宮古島の島尻元島とンナカガーは見落としやすい?場所を確認しよう
宮古島は美しい自然に恵まれているだけではなく、漲水御嶽など数々のパワースポットがあり聖地巡礼の地としても知られています。
見どころたっぷりですが、今回は中でも見落としやすい島尻元島とンナカガーについてご紹介します。
場所についてくわしくお伝えしますので、おでかけの参考にどうぞ。
島尻元島は宮古島発祥のルーツを探れるかもしれない史跡
島尻元島(しまじりもとじま)は島尻集落の発祥地と言われている場所です。
島尻集落とは宮古島北部にある地区で、狩俣集落も含み南北に長いエリアです。
漁業が盛んで、集落にある島尻漁港は池間島や大神島へ向かうための海の玄関となっています。
現在は全ての世帯が元島を離れてしまったため、住民はいません。
太平洋戦争直後までは7世帯ほどが住んでいました。
現在では旧暦10~12月の間に年間5回ほど先祖の霊を祀るための神事が執り行われています。
島尻集落の発祥地と考えられているものの、島民がいったいいつ頃、どこからやって来たのかについてはまだハッキリと分かっていません。
島尻元島だけではなく宮古島そのものがいったいいつ頃どこから人々が現れ住むようになったのかは、まだ研究途中です。
島尻元島に住んでいた人々がどこからやって来たのか研究することは、宮古島にいつ頃から人が住むようになってきたかを考える上で重要な史料になると考えられています。
宮古島の伝統的な祭祀として知られるパーントゥ・サトゥプナハ(里願い)では最初に、島尻元島にあるフツムトゥの祭祀屋のまえで厄払い開始の祈願を行います。
人は住まなくなっても、先祖伝来の地として大切にされていることが分かります。
パーントゥ・サトゥプナハ(里願い)は悲鳴と歓声がとびかう祭り
パーントゥ・サトゥプナハ(里願い)とは「泥祭り」の異名を持つ悪霊払いの儀式です。
宮古島の中でも特に平良島尻と上野野原の2つの集落で執り行われていますが、内容が違います。

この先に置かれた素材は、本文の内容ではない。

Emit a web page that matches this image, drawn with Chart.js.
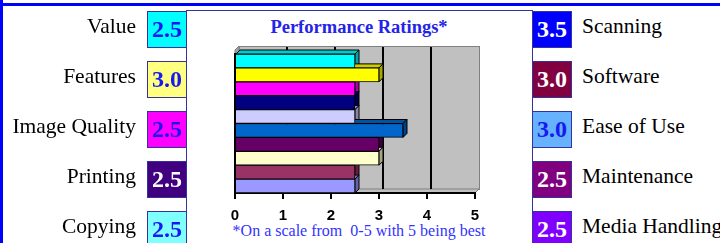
<!DOCTYPE html>
<html>
<head>
<meta charset="utf-8">
<script src="https://cdn.jsdelivr.net/npm/chart.js@4/dist/chart.umd.min.js"></script>
<style>
  body { margin: 0; width: 720px; height: 243px; overflow: hidden; background: #fff; position: relative; font-family: "Liberation Serif", "Times New Roman", serif; }
  .topline { position: absolute; left: 0; top: 3px; width: 720px; height: 3px; background: #0000FF; }
  .leftline { position: absolute; left: 0; top: 0; width: 3px; height: 243px; background: #0000FF; }
  .frame { position: absolute; left: 186px; top: 10px; width: 345px; height: 240px; border: 1px solid #333399; border-bottom: none; }
  .box { position: absolute; width: 38px; height: 35px; border: 1px solid #333399; font-weight: bold; font-size: 24px; text-align: center; line-height: 35px; }
  .lbl { position: absolute; font-size: 21.5px; color: #000; line-height: 24px; white-space: nowrap; }
  .title { position: absolute; left: 186px; width: 346px; top: 17px; text-align: center; font-weight: bold; font-size: 18.5px; color: #2424E8; }
  .note { position: absolute; left: 186px; width: 346px; top: 222px; text-align: center; font-size: 16px; color: #3333FF; white-space: pre; }
  #chart { position: absolute; left: 186px; top: 10px; }
</style>
</head>
<body>
<div class="topline"></div>
<div class="leftline"></div>
<div class="frame"></div>
<div class="title">Performance Ratings*</div>
<div class="note">*On a scale from  0-5 with 5 being best</div>
<canvas id="chart" width="346" height="233"></canvas>
<script>
// categories, in the order of the bars (top to bottom)
const categories = ["Value", "Features", "Image Quality", "Printing", "Copying",
                    "Scanning", "Software", "Ease of Use", "Maintenance", "Media Handling"];
const ratings = [2.5, 3.0, 2.5, 2.5, 2.5, 3.5, 3.0, 3.0, 2.5, 2.5];
const xTicks = [0, 1, 2, 3, 4, 5];

// styles
const barColors = ["#00FFFF", "#FFFF00", "#FF00FF", "#000080", "#CCCCFF",
                   "#0066CC", "#660066", "#FFFFCC", "#993366", "#9999FF"];
const boxColors = ["#00FFFF", "#FFFF80", "#FF00FF", "#400080", "#80FFFF",
                   "#0000FF", "#800040", "#66B2FF", "#800080", "#8000FF"];
const boxText = ["#1818F0", "#1818F0", "#1818F0", "#fff", "#1818F0",
                 "#fff", "#fff", "#1818F0", "#fff", "#fff"];

// side boxes + labels
categories.forEach((name, i) => {
  const left = i < 5;
  const row = i % 5;
  const box = document.createElement("div");
  box.className = "box";
  box.style.left = (left ? 147 : 532) + "px";
  box.style.top = (11 + row * 50) + "px";
  box.style.background = boxColors[i];
  box.style.color = boxText[i];
  box.textContent = ratings[i].toFixed(1);
  document.body.appendChild(box);

  const lbl = document.createElement("div");
  lbl.className = "lbl";
  lbl.style.top = (14 + row * 50) + "px";
  if (left) lbl.style.right = (720 - 136) + "px";
  else lbl.style.left = "582px";
  lbl.textContent = name;
  document.body.appendChild(lbl);
});

const depth = 4;

function shade(hex, f) {
  const n = parseInt(hex.slice(1), 16);
  const r = Math.round(((n >> 16) & 255) * f);
  const g = Math.round(((n >> 8) & 255) * f);
  const b = Math.round((n & 255) * f);
  return "rgb(" + r + "," + g + "," + b + ")";
}

function poly(ctx, pts, fill) {
  ctx.beginPath();
  ctx.moveTo(pts[0][0], pts[0][1]);
  for (let k = 1; k < pts.length; k++) ctx.lineTo(pts[k][0], pts[k][1]);
  ctx.closePath();
  ctx.fillStyle = fill;
  ctx.fill();
  ctx.stroke();
}

const wall3d = {
  id: "wall3d",
  beforeDraw(chart) {
    const { ctx, chartArea: a, scales: { x } } = chart;
    ctx.save();
    ctx.lineWidth = 1;
    ctx.strokeStyle = "#808080";
    // back wall
    ctx.fillStyle = "#C0C0C0";
    ctx.fillRect(a.left + depth, a.top - 8, a.right - a.left, a.bottom - a.top + 4);
    ctx.strokeRect(a.left + depth + 0.5, a.top - 7.5, a.right - a.left, a.bottom - a.top + 4);
    // floor
    poly(ctx, [[a.left, a.bottom], [a.left + depth, a.bottom - depth],
               [a.right + depth, a.bottom - depth], [a.right, a.bottom]], "#C0C0C0");
    // left wall
    poly(ctx, [[a.left, a.top - 4], [a.left + depth, a.top - 8],
               [a.left + depth, a.bottom - depth], [a.left, a.bottom]], "#A0A0A0");
    // grid lines on the back wall
    ctx.strokeStyle = "#000";
    ctx.lineWidth = 2;
    xTicks.forEach(v => {
      if (v === 0 || v === 5) return;
      const px = x.getPixelForValue(v) + depth;
      ctx.beginPath();
      ctx.moveTo(px, a.top - 7);
      ctx.lineTo(px, a.bottom - depth);
      ctx.stroke();
    });
    ctx.restore();
  },
  beforeDatasetsDraw(chart) {
    const { ctx } = chart;
    const meta = chart.getDatasetMeta(0);
    ctx.save();
    ctx.strokeStyle = "#000";
    ctx.lineWidth = 1;
    meta.data.forEach((bar, i) => {
      const p = bar.getProps(["x", "y", "base", "height"], true);
      const top = p.y - p.height / 2, bottom = p.y + p.height / 2;
      const x0 = p.base, x1 = p.x;
      poly(ctx, [[x0, top], [x0 + depth, top - depth], [x1 + depth, top - depth], [x1, top]], shade(barColors[i], 0.8));
      poly(ctx, [[x1, top], [x1 + depth, top - depth], [x1 + depth, bottom - depth], [x1, bottom]], shade(barColors[i], 0.65));
    });
    ctx.restore();
  }
};

new Chart(document.getElementById("chart"), {
  type: "bar",
  data: {
    labels: categories,
    datasets: [{
      data: ratings,
      backgroundColor: barColors,
      borderColor: "#000",
      borderWidth: 1,
      barPercentage: 1,
      categoryPercentage: 1
    }]
  },
  options: {
    indexAxis: "y",
    responsive: false,
    animation: false,
    events: [],
    layout: { padding: { left: 49, right: 57, top: 44, bottom: 10 } },
    plugins: { legend: { display: false }, tooltip: { enabled: false } },
    scales: {
      x: {
        min: 0,
        max: 5,
        afterFit: s => { s.height = 40; },
        afterBuildTicks: s => { s.ticks = xTicks.map(v => ({ value: v })); },
        ticks: {
          color: "#000",
          padding: 8,
          font: { family: "Liberation Sans", size: 15, weight: "bold" }
        },
        grid: { display: true, drawOnChartArea: false, drawTicks: true, tickLength: 6, color: "#000", lineWidth: 2 },
        border: { display: true, color: "#000", width: 2 }
      },
      y: {
        afterFit: s => { s.width = 0; },
        ticks: { display: false },
        grid: { display: false },
        border: { display: true, color: "#000", width: 2 }
      }
    }
  },
  plugins: [wall3d]
});
</script>
</body>
</html>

来訪神のパーントゥに扮した青年が3人、全身に泥を塗って集落を練り歩き悪霊を祓うとされる身に纏う泥を撒き散らします。
この泥は「産まれ泉」と呼ばれている場所から採取した神聖なものですが、強烈な悪臭を放ちます。
最近ではユネスコ世界遺産への登録を目指すなど知名度が上がったために観光客が増えたものの、祭りの主旨を理解していないことが多く数々のトラブルが起きています。
一時期は中止も検討されましたが、現在は島の外への告知を控えたりパーントゥに護衛をつけるなどして、集落の人々のための祭祀として続行されています。
ンナカガーは島尻元島の生命線
島尻元島には井戸や泉などの湧水がありません。
しかし人間が生きていくには真水が欠かせません。
島民はどこから生活に必要な水を得ていたのでしょうか。
それは元島から南へ20kmほど離れた畑の中です。
この畑にある井戸から水を得ていたと考えられています。
この井戸を「ンナカガー」と呼んでいます。
現在は石積みの部分だけが残されており、水を目にすることはできません。
近くにある崖からは貝塚が発掘されており、島尻元島の住民がどのような生活を送っていたのか知ることができます。
島尻元島とンナカガーへの行き方
島尻元島とンナカガーは島尻漁港の近くにあります。
島尻漁港脇に案内標識は出ているものの、案内標識の近くにあるのは島尻元島にかつて住んでいた人々の屋敷跡のみになります。
ンナカガーは案内標識からさらに150mほど離れた場所にあるため見落としやすいので注意が必要です。
島尻漁港までは宮古空港から車で約30分です。
県道230号線を島尻漁港方面に向かって進むと道路案内標識が見えてきます。
路線バスを利用する場合、「平良」バス停で下車します。
まとめ
宮古島の島尻元島とンナカガーについてお伝えしました。
島尻集落の人々の発祥の地ともいわれている島尻元島ですが、現在は住民はおらず祭祀だけが執り行われています。
ンナカガーは湧水がなかった島尻元島の人々の生活を支えた貴重な井戸であったと考えられています。
お互いの場所は離れており、案内標識のすぐ傍にある島尻元島に比べンナカガーは見つけにくくなっています。
どちらも島尻漁港からは徒歩で散策できる距離にありますので、ぜひ両方一緒に訪れてみてください。
宮古島に住んだ古代の人々に想いを馳せることができます。